Senator Hollings, along with many consumer advocates such as Ralph Nader and Mr. Brobeck, are seriously concerned that AT&T will use revenues from remaining monopolistic "regulated" phone service for the unregulated new business enterprises, thereby giving the nation's biggest company a substantially superior position in competing against other companies.

While the Senate bill says, in effect, that funds from the regulated telephone service cannot be channeled the planned subsidiary operations -- what industry analysts are already calling "Baby Bell" -- Mr. Hollings doesn't believe the legislation states this provision strongly enough.

"It's not enough to decide for regulation," says Lee Richardson, a telephone company expert with the Consumer Federation of America (CFA). "You must have restraints so that competition is indeed 'wide open.'"

For its part, CFA, which represents 240 consumer groups across the nation, is marshalling all its resources to try to ensure that the House version of the bill is more favorable to both consumers and competition.

CFA, pledging a "massive effort" to oppose the Senate-passed legislation, is asking the members of its affiliate organizations to begin contacting congressmen to oppose the House bill.

Although it is too soon to get an accurate reading on where most House members stand on the bill, US Rep. Timothy J. Worth (D) of Colorado, chairman of the subcommittee now reviewing the legislation, believes with the CFA that there must be restraints so AT&T cannot use the profits from its regulated business for its unregulated business. Then, too, since the Senate bill had the strong endorsement of the Reagan administration, the Democratically-controlled House is widely expected to give this deregulation legislation a great deal more scrutiny than the Senate did. Most close observers say House passage will not come before early next year.

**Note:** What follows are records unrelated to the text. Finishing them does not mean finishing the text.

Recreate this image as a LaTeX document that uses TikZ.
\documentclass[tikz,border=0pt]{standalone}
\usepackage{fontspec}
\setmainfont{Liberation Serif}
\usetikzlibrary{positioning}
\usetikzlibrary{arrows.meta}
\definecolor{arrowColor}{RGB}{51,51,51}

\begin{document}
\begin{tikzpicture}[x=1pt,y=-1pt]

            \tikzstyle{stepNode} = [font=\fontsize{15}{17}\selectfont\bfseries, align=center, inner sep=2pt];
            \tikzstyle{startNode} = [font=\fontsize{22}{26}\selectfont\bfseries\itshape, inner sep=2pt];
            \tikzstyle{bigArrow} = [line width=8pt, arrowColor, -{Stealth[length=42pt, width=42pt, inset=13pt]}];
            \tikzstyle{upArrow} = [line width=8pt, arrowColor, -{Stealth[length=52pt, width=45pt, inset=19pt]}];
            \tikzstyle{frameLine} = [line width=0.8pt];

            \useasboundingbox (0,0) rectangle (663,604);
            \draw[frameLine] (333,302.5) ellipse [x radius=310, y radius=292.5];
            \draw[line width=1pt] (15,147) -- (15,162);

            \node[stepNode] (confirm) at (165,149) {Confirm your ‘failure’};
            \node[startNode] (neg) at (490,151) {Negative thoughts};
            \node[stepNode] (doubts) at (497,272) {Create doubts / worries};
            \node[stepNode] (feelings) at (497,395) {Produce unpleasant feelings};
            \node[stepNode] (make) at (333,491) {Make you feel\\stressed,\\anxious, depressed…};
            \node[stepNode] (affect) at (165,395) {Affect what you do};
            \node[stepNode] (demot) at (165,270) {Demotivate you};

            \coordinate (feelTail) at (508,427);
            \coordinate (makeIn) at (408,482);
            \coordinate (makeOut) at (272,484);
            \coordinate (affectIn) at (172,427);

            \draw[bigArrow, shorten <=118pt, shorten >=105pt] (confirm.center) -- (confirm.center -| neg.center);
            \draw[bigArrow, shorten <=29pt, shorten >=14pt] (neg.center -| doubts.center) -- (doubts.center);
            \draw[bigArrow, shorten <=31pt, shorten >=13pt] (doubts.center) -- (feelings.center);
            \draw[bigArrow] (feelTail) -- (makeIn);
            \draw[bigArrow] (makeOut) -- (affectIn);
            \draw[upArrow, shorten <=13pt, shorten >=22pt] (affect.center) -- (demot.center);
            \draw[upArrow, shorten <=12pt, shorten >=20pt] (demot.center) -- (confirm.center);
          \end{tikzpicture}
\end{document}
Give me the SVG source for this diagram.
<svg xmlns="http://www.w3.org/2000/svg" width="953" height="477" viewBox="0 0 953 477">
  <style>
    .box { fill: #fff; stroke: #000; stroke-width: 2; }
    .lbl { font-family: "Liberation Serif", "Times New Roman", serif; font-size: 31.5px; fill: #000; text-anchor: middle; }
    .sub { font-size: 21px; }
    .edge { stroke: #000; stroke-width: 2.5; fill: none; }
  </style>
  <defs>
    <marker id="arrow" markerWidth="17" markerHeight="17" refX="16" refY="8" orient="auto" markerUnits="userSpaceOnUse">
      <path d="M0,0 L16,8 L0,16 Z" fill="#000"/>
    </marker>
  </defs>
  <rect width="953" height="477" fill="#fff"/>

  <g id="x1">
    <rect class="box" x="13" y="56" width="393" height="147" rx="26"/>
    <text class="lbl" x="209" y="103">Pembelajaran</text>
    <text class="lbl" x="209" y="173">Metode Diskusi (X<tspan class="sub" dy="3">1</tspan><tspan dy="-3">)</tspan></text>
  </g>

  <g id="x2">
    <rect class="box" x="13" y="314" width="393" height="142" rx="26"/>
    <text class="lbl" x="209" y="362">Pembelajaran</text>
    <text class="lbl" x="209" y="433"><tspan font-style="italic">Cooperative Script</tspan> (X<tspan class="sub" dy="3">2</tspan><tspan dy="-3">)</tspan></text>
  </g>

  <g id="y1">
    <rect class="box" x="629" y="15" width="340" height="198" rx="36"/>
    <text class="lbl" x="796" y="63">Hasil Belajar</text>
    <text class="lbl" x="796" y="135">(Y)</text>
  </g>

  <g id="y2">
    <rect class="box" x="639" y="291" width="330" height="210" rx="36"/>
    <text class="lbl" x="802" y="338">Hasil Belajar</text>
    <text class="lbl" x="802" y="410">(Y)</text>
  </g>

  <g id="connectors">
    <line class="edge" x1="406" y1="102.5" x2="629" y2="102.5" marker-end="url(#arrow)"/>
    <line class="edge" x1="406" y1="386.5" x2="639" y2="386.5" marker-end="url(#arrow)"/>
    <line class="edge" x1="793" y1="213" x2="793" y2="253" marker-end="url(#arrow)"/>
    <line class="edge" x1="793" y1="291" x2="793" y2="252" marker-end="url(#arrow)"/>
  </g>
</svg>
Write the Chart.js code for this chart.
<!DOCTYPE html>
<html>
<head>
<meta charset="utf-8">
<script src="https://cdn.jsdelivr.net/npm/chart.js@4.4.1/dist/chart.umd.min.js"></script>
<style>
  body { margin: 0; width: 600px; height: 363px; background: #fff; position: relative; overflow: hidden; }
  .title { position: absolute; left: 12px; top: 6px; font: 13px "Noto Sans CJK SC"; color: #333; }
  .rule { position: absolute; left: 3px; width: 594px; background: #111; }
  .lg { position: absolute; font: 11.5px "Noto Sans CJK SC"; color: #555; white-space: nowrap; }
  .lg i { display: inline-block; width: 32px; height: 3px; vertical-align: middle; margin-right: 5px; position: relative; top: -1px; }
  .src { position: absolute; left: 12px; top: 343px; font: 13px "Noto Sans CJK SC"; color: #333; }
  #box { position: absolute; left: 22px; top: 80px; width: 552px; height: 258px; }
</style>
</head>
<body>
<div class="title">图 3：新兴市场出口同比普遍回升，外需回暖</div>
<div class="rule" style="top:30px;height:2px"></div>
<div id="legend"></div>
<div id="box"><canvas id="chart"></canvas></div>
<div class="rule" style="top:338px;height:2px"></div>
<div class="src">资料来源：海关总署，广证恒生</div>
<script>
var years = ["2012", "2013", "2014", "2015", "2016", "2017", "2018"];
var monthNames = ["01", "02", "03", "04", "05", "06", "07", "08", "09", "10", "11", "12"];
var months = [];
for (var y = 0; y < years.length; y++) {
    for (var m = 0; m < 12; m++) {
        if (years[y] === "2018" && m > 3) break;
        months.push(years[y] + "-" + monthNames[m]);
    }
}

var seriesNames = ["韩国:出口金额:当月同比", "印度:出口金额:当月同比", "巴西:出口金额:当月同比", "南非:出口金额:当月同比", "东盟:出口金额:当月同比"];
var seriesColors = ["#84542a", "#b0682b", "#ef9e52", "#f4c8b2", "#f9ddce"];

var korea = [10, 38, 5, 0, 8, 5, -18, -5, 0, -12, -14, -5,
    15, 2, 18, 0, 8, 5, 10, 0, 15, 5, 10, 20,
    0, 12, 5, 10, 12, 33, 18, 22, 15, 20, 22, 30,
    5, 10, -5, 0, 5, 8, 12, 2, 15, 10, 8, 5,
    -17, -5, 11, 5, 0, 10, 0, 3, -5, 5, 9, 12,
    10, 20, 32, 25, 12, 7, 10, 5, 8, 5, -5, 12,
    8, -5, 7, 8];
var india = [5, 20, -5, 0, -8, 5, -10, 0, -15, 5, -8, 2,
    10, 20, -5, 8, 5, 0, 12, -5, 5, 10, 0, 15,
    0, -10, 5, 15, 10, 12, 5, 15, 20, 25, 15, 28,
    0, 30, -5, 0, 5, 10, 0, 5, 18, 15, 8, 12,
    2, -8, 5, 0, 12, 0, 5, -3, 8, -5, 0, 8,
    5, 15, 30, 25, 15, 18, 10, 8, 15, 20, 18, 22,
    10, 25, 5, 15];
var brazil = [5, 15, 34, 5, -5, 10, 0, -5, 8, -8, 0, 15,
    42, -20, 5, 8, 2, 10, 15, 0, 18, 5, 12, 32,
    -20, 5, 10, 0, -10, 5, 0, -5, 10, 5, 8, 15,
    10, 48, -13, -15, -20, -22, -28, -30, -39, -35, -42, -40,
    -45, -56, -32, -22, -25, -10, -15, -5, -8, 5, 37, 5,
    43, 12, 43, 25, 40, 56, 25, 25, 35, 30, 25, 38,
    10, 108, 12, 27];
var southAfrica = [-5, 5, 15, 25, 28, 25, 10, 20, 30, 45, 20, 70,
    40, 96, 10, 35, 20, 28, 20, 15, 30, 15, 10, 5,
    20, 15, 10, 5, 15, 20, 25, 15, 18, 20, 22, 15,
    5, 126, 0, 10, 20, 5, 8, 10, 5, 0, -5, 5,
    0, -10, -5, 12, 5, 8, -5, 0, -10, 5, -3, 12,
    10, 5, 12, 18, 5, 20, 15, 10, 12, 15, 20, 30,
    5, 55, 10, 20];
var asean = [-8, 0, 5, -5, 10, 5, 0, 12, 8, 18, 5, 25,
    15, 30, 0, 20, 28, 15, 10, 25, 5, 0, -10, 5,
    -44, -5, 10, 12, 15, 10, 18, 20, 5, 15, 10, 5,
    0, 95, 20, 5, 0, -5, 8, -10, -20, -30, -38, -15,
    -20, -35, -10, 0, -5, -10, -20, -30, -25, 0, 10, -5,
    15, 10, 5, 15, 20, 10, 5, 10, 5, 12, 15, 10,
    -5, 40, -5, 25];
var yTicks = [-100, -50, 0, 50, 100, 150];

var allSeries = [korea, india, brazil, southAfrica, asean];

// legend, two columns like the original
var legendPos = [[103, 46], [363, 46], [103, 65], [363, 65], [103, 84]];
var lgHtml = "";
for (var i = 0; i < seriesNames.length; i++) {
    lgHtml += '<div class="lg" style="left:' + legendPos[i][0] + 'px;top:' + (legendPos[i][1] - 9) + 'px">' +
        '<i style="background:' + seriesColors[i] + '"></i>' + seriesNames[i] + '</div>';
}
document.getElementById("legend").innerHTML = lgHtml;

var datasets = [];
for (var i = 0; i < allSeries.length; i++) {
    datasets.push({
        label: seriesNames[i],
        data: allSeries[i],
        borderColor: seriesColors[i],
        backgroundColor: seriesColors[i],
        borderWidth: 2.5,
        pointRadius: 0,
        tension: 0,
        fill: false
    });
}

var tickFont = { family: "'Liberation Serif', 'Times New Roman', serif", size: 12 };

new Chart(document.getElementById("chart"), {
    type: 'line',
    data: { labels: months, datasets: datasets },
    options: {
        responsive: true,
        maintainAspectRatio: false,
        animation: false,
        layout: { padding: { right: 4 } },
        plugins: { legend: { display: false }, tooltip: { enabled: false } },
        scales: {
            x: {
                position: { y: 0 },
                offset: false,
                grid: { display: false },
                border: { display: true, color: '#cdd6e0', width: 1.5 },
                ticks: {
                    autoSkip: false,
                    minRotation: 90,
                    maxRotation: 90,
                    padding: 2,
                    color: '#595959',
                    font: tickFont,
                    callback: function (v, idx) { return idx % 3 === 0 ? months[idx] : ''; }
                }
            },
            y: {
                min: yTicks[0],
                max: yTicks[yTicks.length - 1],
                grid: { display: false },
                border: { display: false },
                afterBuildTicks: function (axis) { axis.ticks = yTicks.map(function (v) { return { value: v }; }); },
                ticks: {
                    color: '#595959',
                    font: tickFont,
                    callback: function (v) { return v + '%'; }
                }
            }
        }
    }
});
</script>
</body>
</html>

Even if the final version of the House bill is akin to the Senate version, AT&T's telephone company subsidiaries cannot automatically raise rates to customers. State regulatory commissions would approve or disapprove requests by the telephone companies for rate increases as they have in the past.

But since the Senate bill would be the death-knell of the telephone company's system "subsidizing" -- as AT&T puts it -- basic local service, cost for consumers would increase, according to formulas set by the various state regulatory agencies. According to William Mullane, an AT&T spokesman in New York, the national average monthly cost of local service which currently stands at $9 would jump to $15, which AT&T claims is the actual monthly average.